EXERCISE DESCRIPTION: Return the lines that follow, exactly as they appear, from the first through the one containing "const yBot = v => 915.7 - (v - 1.0) * 650;"; no pictures are to be included.

SOURCE EXCERPT:
┏━━

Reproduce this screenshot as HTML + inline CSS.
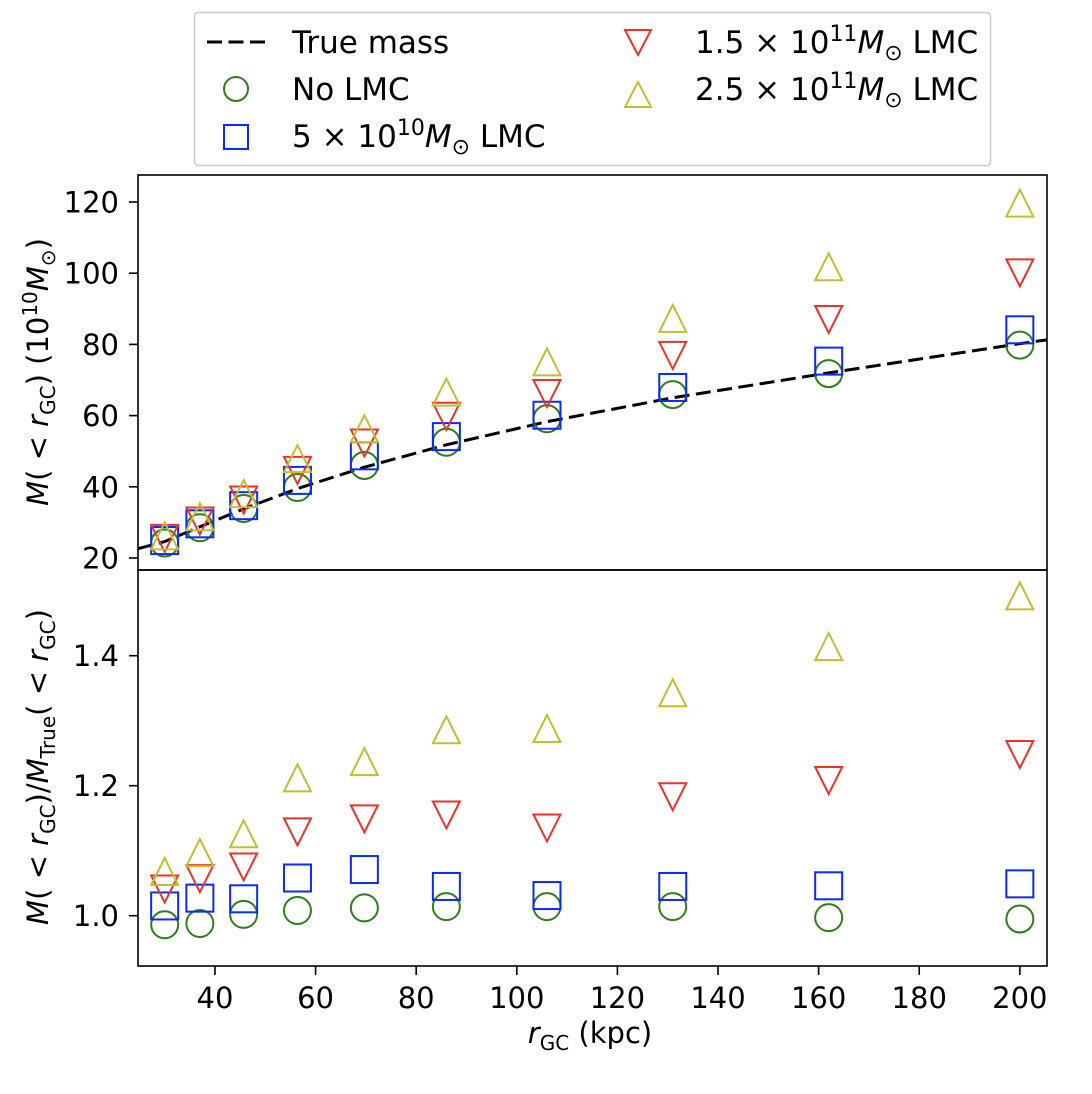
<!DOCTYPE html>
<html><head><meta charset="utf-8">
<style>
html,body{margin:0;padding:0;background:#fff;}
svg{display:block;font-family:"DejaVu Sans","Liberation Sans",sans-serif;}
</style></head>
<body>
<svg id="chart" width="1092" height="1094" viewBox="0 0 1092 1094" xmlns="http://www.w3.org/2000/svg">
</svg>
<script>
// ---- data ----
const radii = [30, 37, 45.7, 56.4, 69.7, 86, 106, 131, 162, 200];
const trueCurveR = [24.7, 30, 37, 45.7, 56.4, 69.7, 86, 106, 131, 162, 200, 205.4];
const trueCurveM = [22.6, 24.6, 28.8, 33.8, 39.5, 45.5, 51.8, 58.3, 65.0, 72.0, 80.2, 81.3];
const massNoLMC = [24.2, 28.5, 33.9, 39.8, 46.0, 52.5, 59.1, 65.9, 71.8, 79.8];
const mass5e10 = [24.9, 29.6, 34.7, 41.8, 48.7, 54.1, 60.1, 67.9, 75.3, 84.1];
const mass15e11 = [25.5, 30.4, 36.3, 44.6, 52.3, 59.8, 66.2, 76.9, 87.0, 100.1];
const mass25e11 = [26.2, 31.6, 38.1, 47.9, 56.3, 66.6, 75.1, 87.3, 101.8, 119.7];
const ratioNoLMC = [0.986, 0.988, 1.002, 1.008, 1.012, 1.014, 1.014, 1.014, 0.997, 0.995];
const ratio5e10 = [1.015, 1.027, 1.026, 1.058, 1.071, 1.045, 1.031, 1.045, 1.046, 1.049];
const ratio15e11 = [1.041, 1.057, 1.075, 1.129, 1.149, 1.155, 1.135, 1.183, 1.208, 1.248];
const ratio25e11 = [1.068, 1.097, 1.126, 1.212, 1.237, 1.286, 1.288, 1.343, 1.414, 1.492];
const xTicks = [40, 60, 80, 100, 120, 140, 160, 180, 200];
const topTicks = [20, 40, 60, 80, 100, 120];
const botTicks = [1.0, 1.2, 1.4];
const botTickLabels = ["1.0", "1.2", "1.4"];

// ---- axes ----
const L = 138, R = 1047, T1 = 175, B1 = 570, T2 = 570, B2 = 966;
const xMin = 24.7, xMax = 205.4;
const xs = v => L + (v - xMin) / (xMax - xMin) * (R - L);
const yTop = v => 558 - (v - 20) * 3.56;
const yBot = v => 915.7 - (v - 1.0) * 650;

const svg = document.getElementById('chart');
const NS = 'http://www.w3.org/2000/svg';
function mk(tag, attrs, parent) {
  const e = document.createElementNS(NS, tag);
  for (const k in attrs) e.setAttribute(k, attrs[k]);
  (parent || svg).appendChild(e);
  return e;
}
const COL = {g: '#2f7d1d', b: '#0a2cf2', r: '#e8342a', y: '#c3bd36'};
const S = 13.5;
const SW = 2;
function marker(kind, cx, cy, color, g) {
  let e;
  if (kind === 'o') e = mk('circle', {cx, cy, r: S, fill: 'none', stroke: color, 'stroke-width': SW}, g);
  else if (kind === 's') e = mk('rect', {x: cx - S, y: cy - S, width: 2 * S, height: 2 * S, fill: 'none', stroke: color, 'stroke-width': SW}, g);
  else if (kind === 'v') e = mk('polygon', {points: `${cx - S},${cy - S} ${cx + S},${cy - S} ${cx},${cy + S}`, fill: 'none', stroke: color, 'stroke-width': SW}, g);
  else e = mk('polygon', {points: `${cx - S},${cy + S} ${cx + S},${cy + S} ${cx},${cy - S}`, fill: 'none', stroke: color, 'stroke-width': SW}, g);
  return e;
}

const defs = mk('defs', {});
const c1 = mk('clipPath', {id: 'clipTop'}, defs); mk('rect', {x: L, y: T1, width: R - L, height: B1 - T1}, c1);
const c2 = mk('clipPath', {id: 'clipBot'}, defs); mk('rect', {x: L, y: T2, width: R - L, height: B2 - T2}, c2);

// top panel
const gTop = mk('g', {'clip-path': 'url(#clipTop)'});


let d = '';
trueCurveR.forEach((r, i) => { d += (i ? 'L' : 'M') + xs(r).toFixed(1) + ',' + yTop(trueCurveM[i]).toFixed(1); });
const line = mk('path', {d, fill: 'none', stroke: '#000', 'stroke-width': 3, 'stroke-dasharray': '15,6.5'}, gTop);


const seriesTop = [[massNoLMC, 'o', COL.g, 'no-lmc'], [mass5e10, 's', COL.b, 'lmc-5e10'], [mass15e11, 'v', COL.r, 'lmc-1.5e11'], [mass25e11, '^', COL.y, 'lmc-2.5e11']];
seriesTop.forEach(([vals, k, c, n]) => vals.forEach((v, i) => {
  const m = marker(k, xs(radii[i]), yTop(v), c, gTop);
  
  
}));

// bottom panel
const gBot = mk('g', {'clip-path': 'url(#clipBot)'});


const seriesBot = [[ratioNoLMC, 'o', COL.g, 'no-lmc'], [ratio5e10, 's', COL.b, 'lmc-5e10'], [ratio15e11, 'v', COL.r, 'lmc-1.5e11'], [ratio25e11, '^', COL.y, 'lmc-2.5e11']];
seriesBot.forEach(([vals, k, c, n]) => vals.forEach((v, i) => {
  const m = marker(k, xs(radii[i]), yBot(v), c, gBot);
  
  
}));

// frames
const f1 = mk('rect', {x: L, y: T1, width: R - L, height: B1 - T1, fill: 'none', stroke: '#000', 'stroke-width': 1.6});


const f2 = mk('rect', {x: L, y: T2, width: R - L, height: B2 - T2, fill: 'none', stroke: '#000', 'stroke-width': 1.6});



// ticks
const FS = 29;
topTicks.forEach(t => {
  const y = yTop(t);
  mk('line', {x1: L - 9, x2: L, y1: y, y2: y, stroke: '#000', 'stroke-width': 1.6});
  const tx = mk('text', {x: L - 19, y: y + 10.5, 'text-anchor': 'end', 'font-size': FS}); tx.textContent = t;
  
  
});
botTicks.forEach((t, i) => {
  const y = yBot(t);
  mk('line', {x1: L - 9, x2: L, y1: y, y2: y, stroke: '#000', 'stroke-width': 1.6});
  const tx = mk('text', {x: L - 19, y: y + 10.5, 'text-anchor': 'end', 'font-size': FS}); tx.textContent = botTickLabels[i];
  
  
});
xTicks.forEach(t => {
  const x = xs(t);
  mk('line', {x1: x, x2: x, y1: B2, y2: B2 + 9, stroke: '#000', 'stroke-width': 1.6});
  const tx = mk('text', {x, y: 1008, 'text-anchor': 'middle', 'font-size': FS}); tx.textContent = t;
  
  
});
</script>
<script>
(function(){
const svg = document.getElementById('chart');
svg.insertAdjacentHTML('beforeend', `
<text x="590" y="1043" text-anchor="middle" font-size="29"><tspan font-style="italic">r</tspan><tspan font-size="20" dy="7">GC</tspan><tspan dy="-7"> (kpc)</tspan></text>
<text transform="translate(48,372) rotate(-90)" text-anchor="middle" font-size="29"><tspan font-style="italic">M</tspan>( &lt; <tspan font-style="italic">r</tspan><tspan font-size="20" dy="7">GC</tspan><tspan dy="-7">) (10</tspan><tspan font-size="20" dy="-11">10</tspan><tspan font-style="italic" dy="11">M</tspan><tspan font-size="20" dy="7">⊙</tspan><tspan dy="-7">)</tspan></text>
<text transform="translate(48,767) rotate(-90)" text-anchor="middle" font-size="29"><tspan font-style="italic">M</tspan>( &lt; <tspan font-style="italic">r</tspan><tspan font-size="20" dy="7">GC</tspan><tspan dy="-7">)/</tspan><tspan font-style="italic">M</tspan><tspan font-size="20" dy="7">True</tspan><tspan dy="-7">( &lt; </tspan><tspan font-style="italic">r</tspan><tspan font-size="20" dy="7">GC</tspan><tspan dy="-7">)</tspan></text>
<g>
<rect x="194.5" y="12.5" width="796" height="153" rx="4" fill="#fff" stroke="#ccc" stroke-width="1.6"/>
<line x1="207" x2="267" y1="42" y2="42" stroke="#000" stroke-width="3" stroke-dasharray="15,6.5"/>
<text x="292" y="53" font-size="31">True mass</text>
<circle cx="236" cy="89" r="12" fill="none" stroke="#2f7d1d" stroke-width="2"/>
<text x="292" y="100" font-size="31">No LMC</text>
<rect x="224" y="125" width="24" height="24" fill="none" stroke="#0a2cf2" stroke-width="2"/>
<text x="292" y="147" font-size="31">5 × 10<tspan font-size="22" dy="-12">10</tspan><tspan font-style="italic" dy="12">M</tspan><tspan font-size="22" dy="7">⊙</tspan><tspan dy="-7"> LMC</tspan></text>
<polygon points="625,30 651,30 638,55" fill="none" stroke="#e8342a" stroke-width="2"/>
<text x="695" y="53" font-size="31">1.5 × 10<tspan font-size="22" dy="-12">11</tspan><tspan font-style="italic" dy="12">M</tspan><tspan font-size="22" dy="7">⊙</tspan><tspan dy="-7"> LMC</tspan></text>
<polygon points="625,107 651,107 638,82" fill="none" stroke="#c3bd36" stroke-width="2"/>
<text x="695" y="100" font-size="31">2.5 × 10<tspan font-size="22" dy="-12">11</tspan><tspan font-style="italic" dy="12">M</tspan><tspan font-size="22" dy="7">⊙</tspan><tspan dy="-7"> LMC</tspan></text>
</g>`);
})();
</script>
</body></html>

┗━━

EXERCISE RESULT:
Reproduce this screenshot as HTML + inline CSS.
<!DOCTYPE html>
<html><head><meta charset="utf-8">
<style>
html,body{margin:0;padding:0;background:#fff;}
svg{display:block;font-family:"DejaVu Sans","Liberation Sans",sans-serif;}
</style></head>
<body>
<svg id="chart" width="1092" height="1094" viewBox="0 0 1092 1094" xmlns="http://www.w3.org/2000/svg">
</svg>
<script>
// ---- data ----
const radii = [30, 37, 45.7, 56.4, 69.7, 86, 106, 131, 162, 200];
const trueCurveR = [24.7, 30, 37, 45.7, 56.4, 69.7, 86, 106, 131, 162, 200, 205.4];
const trueCurveM = [22.6, 24.6, 28.8, 33.8, 39.5, 45.5, 51.8, 58.3, 65.0, 72.0, 80.2, 81.3];
const massNoLMC = [24.2, 28.5, 33.9, 39.8, 46.0, 52.5, 59.1, 65.9, 71.8, 79.8];
const mass5e10 = [24.9, 29.6, 34.7, 41.8, 48.7, 54.1, 60.1, 67.9, 75.3, 84.1];
const mass15e11 = [25.5, 30.4, 36.3, 44.6, 52.3, 59.8, 66.2, 76.9, 87.0, 100.1];
const mass25e11 = [26.2, 31.6, 38.1, 47.9, 56.3, 66.6, 75.1, 87.3, 101.8, 119.7];
const ratioNoLMC = [0.986, 0.988, 1.002, 1.008, 1.012, 1.014, 1.014, 1.014, 0.997, 0.995];
const ratio5e10 = [1.015, 1.027, 1.026, 1.058, 1.071, 1.045, 1.031, 1.045, 1.046, 1.049];
const ratio15e11 = [1.041, 1.057, 1.075, 1.129, 1.149, 1.155, 1.135, 1.183, 1.208, 1.248];
const ratio25e11 = [1.068, 1.097, 1.126, 1.212, 1.237, 1.286, 1.288, 1.343, 1.414, 1.492];
const xTicks = [40, 60, 80, 100, 120, 140, 160, 180, 200];
const topTicks = [20, 40, 60, 80, 100, 120];
const botTicks = [1.0, 1.2, 1.4];
const botTickLabels = ["1.0", "1.2", "1.4"];

// ---- axes ----
const L = 138, R = 1047, T1 = 175, B1 = 570, T2 = 570, B2 = 966;
const xMin = 24.7, xMax = 205.4;
const xs = v => L + (v - xMin) / (xMax - xMin) * (R - L);
const yTop = v => 558 - (v - 20) * 3.56;
const yBot = v => 915.7 - (v - 1.0) * 650;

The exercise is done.